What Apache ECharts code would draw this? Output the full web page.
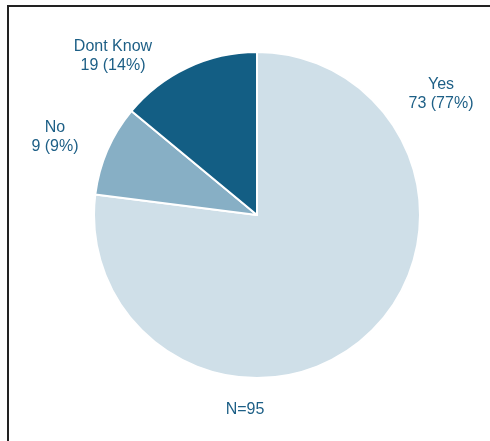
<!DOCTYPE html>
<html>
<head>
<meta charset="utf-8">
<script src="https://cdn.jsdelivr.net/npm/echarts@6/dist/echarts.min.js"></script>
<style>
  html, body { margin: 0; padding: 0; background: #fff; }
  #chart { width: 490px; height: 441px; }
</style>
</head>
<body>
<div id="chart"></div>
<script>
// Survey answers
const categories = ['Yes', 'No', 'Dont Know'];
const counts = [73, 9, 19];
const percents = [77, 9, 14];
const totalN = 95;

const sliceColors = ['#cfdfe8', '#87afc5', '#135e84'];
const textColor = '#1d5f86';
// label block centres (px) for each slice
const labelAnchors = [[441, 94], [55, 137], [113, 56]];

const chart = echarts.init(document.getElementById('chart'), null, { renderer: 'canvas' });

chart.setOption({
  animation: false,
  backgroundColor: '#ffffff',
  graphic: [
    {
      type: 'polyline',
      shape: { points: [[8, 441], [8, 6], [490, 6]] },
      style: { stroke: '#222222', lineWidth: 2, fill: null }
    },
    {
      type: 'text',
      left: 'center',
      top: 402,
      style: {
        text: 'N=' + totalN,
        fill: textColor,
        font: '16px "Liberation Sans", Arial, sans-serif',
        textAlign: 'center'
      }
    }
  ],
  series: [{
    type: 'pie',
    center: [257, 215],
    radius: [0, 163],
    startAngle: 90,
    clockwise: true,
    label: {
      show: true,
      position: 'outside',
      color: textColor,
      fontFamily: '"Liberation Sans", Arial, sans-serif',
      fontSize: 16,
      lineHeight: 19,
      align: 'center',
      formatter: p => categories[p.dataIndex] + '\n' + counts[p.dataIndex] + ' (' + percents[p.dataIndex] + '%)'
    },
    labelLine: { show: false },
    labelLayout: p => ({
      x: labelAnchors[p.dataIndex][0],
      y: labelAnchors[p.dataIndex][1],
      align: 'center',
      verticalAlign: 'middle'
    }),
    itemStyle: { borderColor: '#ffffff', borderWidth: 2 },
    emphasis: { disabled: true },
    data: categories.map((c, i) => ({
      name: c,
      value: percents[i],
      itemStyle: { color: sliceColors[i] }
    }))
  }]
});
</script>
</body>
</html>
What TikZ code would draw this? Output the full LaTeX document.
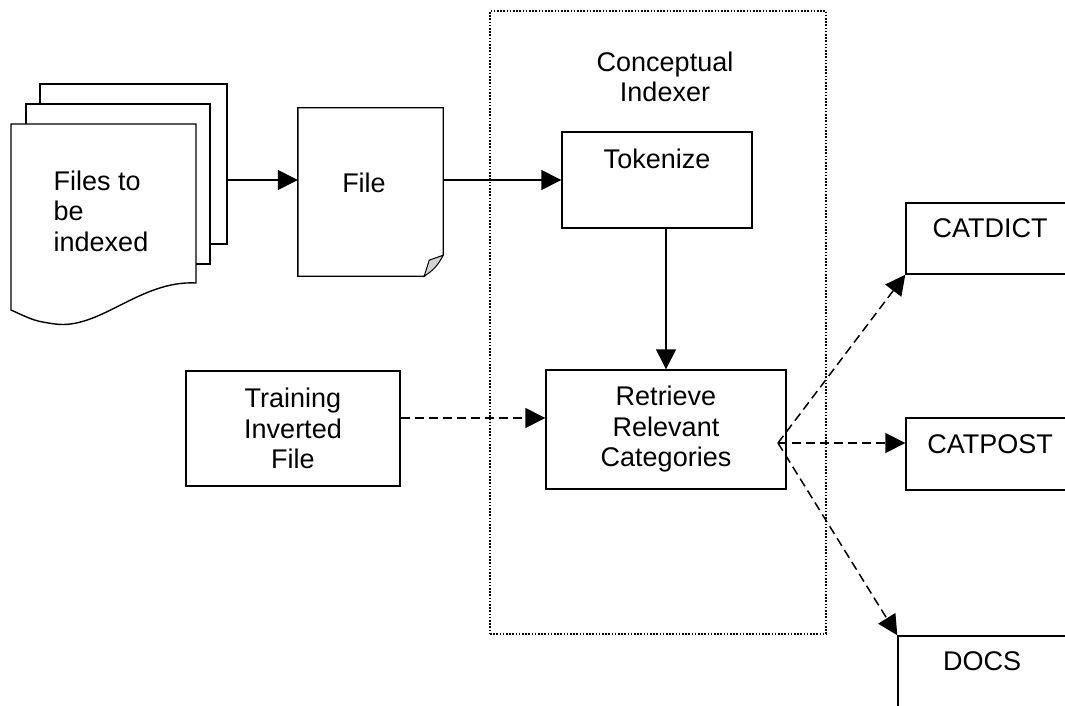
\documentclass[tikz,border=0pt]{standalone}
\usepackage{fontspec}
\setmainfont{Liberation Sans}
\usetikzlibrary{arrows.meta,positioning}

\begin{document}
\begin{tikzpicture}[x=1pt,y=-1pt,
  every node/.style={font=\fontsize{27}{30.5}\selectfont},
  box/.style={draw,line width=1.4pt,fill=white,inner sep=0pt,align=center},
  txt/.style={inner sep=0pt,align=center},
  arr/.style={line width=1.4pt,-{Triangle[length=20pt,width=20pt]}},
  darr/.style={arr,line width=1.5pt,dash pattern=on 9pt off 5pt}]
  \useasboundingbox (0,0) rectangle (1065,706);
  % the indexer
  \node[draw,line width=1.5pt,dash pattern=on 1.6pt off 1.6pt,inner sep=0pt,
    minimum width=336pt,minimum height=623pt] (ci) at (658,322.5) {};
  \node[txt] (cilbl) at (665,77) {Conceptual\\Indexer};
  % stack of files
  \node[box,minimum width=187pt,minimum height=160pt] (pg3) at (133.5,164) {};
  \node[box,minimum width=184pt,minimum height=160pt] (pg2) at (118,184) {};
  \draw[line width=1.4pt,fill=white] (11,124) -- (196,124) -- (196,283)
    .. controls (140,280) and (100,330) .. (55,324)
    .. controls (35,321) .. (11,310) -- cycle;
  \node[txt,align=left] (files) at (101,211) {Files to\\be\\indexed};
  % single file
  \node[inner sep=0pt,minimum width=145pt,minimum height=168pt] (file) at (370.5,192) {};
  \draw[line width=1.4pt,fill=white] (file.north west) -- (file.north east)
    -- ([yshift=21pt]file.south east) -- ([xshift=-19pt]file.south east)
    -- (file.south west) -- cycle;
  \draw[line width=1pt,fill=gray!35] ([yshift=21pt]file.south east)
    -- ([xshift=-14pt,yshift=16pt]file.south east) -- ([xshift=-19pt]file.south east)
    to[bend right=15] ([yshift=21pt]file.south east);
  \node[txt] (filelbl) at (364,183) {File};
  % steps
  \node[box,minimum width=190pt,minimum height=96pt] (tok) at (657,180) {};
  \node[txt,below=17pt of tok.north] (toklbl) {Tokenize};
  \node[box,minimum width=240pt,minimum height=119pt] (ret) at (666,429.5)
    {Retrieve\\Relevant\\Categories};
  \node[box,minimum width=214pt,minimum height=115pt] (train) at (293,428.5)
    {Training\\Inverted\\File};
  % outputs
  \node[box,minimum width=168pt,minimum height=71pt] (cd) at (990,238.5) {};
  \node[txt,below=16pt of cd.north] (cdlbl) {CATDICT};
  \node[box,minimum width=168pt,minimum height=72pt] (cp) at (990,454) {};
  \node[txt,below=17pt of cp.north] (cplbl) {CATPOST};
  \node[box,minimum width=168pt,minimum height=100pt] (docs) at (982,686) {};
  \node[txt,below=16pt of docs.north] (docslbl) {DOCS};
  % connectors
  \draw[arr] ([yshift=-16pt]pg3.east) -- ([yshift=-16pt]pg3.east -| file.west);
  \draw[arr] (tok.west -| file.east) -- (tok.west);
  \draw[arr] (tok.south -| ret.north) -- (ret.north);
  \draw[darr] ([yshift=10.5pt]train.east) -- ([yshift=10.5pt]train.east -| ret.west);
  \coordinate (fan) at (778,443);
  \draw[darr] (fan) -- (cd.south west);
  \draw[darr] (fan) -- (fan -| cp.west);
  \draw[darr] (fan) -- (docs.north west);
\end{tikzpicture}
\end{document}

=-=-=

# [YOUR INSTRUCTIONS]
Your task is to repeat the data above exactly while excluding the pictures.

# [COMPLETE ANSWER]
What Apache ECharts code would draw this? Output the full web page.
<!DOCTYPE html>
<html>
<head>
<meta charset="utf-8">
<script src="https://cdn.jsdelivr.net/npm/echarts@6/dist/echarts.min.js"></script>
<style>
  html, body { margin: 0; padding: 0; background: #fff; }
  #chart { width: 490px; height: 441px; }
</style>
</head>
<body>
<div id="chart"></div>
<script>
// Survey answers
const categories = ['Yes', 'No', 'Dont Know'];
const counts = [73, 9, 19];
const percents = [77, 9, 14];
const totalN = 95;

const sliceColors = ['#cfdfe8', '#87afc5', '#135e84'];
const textColor = '#1d5f86';
// label block centres (px) for each slice
const labelAnchors = [[441, 94], [55, 137], [113, 56]];

const chart = echarts.init(document.getElementById('chart'), null, { renderer: 'canvas' });

chart.setOption({
  animation: false,
  backgroundColor: '#ffffff',
  graphic: [
    {
      type: 'polyline',
      shape: { points: [[8, 441], [8, 6], [490, 6]] },
      style: { stroke: '#222222', lineWidth: 2, fill: null }
    },
    {
      type: 'text',
      left: 'center',
      top: 402,
      style: {
        text: 'N=' + totalN,
        fill: textColor,
        font: '16px "Liberation Sans", Arial, sans-serif',
        textAlign: 'center'
      }
    }
  ],
  series: [{
    type: 'pie',
    center: [257, 215],
    radius: [0, 163],
    startAngle: 90,
    clockwise: true,
    label: {
      show: true,
      position: 'outside',
      color: textColor,
      fontFamily: '"Liberation Sans", Arial, sans-serif',
      fontSize: 16,
      lineHeight: 19,
      align: 'center',
      formatter: p => categories[p.dataIndex] + '\n' + counts[p.dataIndex] + ' (' + percents[p.dataIndex] + '%)'
    },
    labelLine: { show: false },
    labelLayout: p => ({
      x: labelAnchors[p.dataIndex][0],
      y: labelAnchors[p.dataIndex][1],
      align: 'center',
      verticalAlign: 'middle'
    }),
    itemStyle: { borderColor: '#ffffff', borderWidth: 2 },
    emphasis: { disabled: true },
    data: categories.map((c, i) => ({
      name: c,
      value: percents[i],
      itemStyle: { color: sliceColors[i] }
    }))
  }]
});
</script>
</body>
</html>
What TikZ code would draw this? Output the full LaTeX document.
\documentclass[tikz,border=0pt]{standalone}
\usepackage{fontspec}
\setmainfont{Liberation Sans}
\usetikzlibrary{arrows.meta,positioning}

\begin{document}
\begin{tikzpicture}[x=1pt,y=-1pt,
  every node/.style={font=\fontsize{27}{30.5}\selectfont},
  box/.style={draw,line width=1.4pt,fill=white,inner sep=0pt,align=center},
  txt/.style={inner sep=0pt,align=center},
  arr/.style={line width=1.4pt,-{Triangle[length=20pt,width=20pt]}},
  darr/.style={arr,line width=1.5pt,dash pattern=on 9pt off 5pt}]
  \useasboundingbox (0,0) rectangle (1065,706);
  % the indexer
  \node[draw,line width=1.5pt,dash pattern=on 1.6pt off 1.6pt,inner sep=0pt,
    minimum width=336pt,minimum height=623pt] (ci) at (658,322.5) {};
  \node[txt] (cilbl) at (665,77) {Conceptual\\Indexer};
  % stack of files
  \node[box,minimum width=187pt,minimum height=160pt] (pg3) at (133.5,164) {};
  \node[box,minimum width=184pt,minimum height=160pt] (pg2) at (118,184) {};
  \draw[line width=1.4pt,fill=white] (11,124) -- (196,124) -- (196,283)
    .. controls (140,280) and (100,330) .. (55,324)
    .. controls (35,321) .. (11,310) -- cycle;
  \node[txt,align=left] (files) at (101,211) {Files to\\be\\indexed};
  % single file
  \node[inner sep=0pt,minimum width=145pt,minimum height=168pt] (file) at (370.5,192) {};
  \draw[line width=1.4pt,fill=white] (file.north west) -- (file.north east)
    -- ([yshift=21pt]file.south east) -- ([xshift=-19pt]file.south east)
    -- (file.south west) -- cycle;
  \draw[line width=1pt,fill=gray!35] ([yshift=21pt]file.south east)
    -- ([xshift=-14pt,yshift=16pt]file.south east) -- ([xshift=-19pt]file.south east)
    to[bend right=15] ([yshift=21pt]file.south east);
  \node[txt] (filelbl) at (364,183) {File};
  % steps
  \node[box,minimum width=190pt,minimum height=96pt] (tok) at (657,180) {};
  \node[txt,below=17pt of tok.north] (toklbl) {Tokenize};
  \node[box,minimum width=240pt,minimum height=119pt] (ret) at (666,429.5)
    {Retrieve\\Relevant\\Categories};
  \node[box,minimum width=214pt,minimum height=115pt] (train) at (293,428.5)
    {Training\\Inverted\\File};
  % outputs
  \node[box,minimum width=168pt,minimum height=71pt] (cd) at (990,238.5) {};
  \node[txt,below=16pt of cd.north] (cdlbl) {CATDICT};
  \node[box,minimum width=168pt,minimum height=72pt] (cp) at (990,454) {};
  \node[txt,below=17pt of cp.north] (cplbl) {CATPOST};
  \node[box,minimum width=168pt,minimum height=100pt] (docs) at (982,686) {};
  \node[txt,below=16pt of docs.north] (docslbl) {DOCS};
  % connectors
  \draw[arr] ([yshift=-16pt]pg3.east) -- ([yshift=-16pt]pg3.east -| file.west);
  \draw[arr] (tok.west -| file.east) -- (tok.west);
  \draw[arr] (tok.south -| ret.north) -- (ret.north);
  \draw[darr] ([yshift=10.5pt]train.east) -- ([yshift=10.5pt]train.east -| ret.west);
  \coordinate (fan) at (778,443);
  \draw[darr] (fan) -- (cd.south west);
  \draw[darr] (fan) -- (fan -| cp.west);
  \draw[darr] (fan) -- (docs.north west);
\end{tikzpicture}
\end{document}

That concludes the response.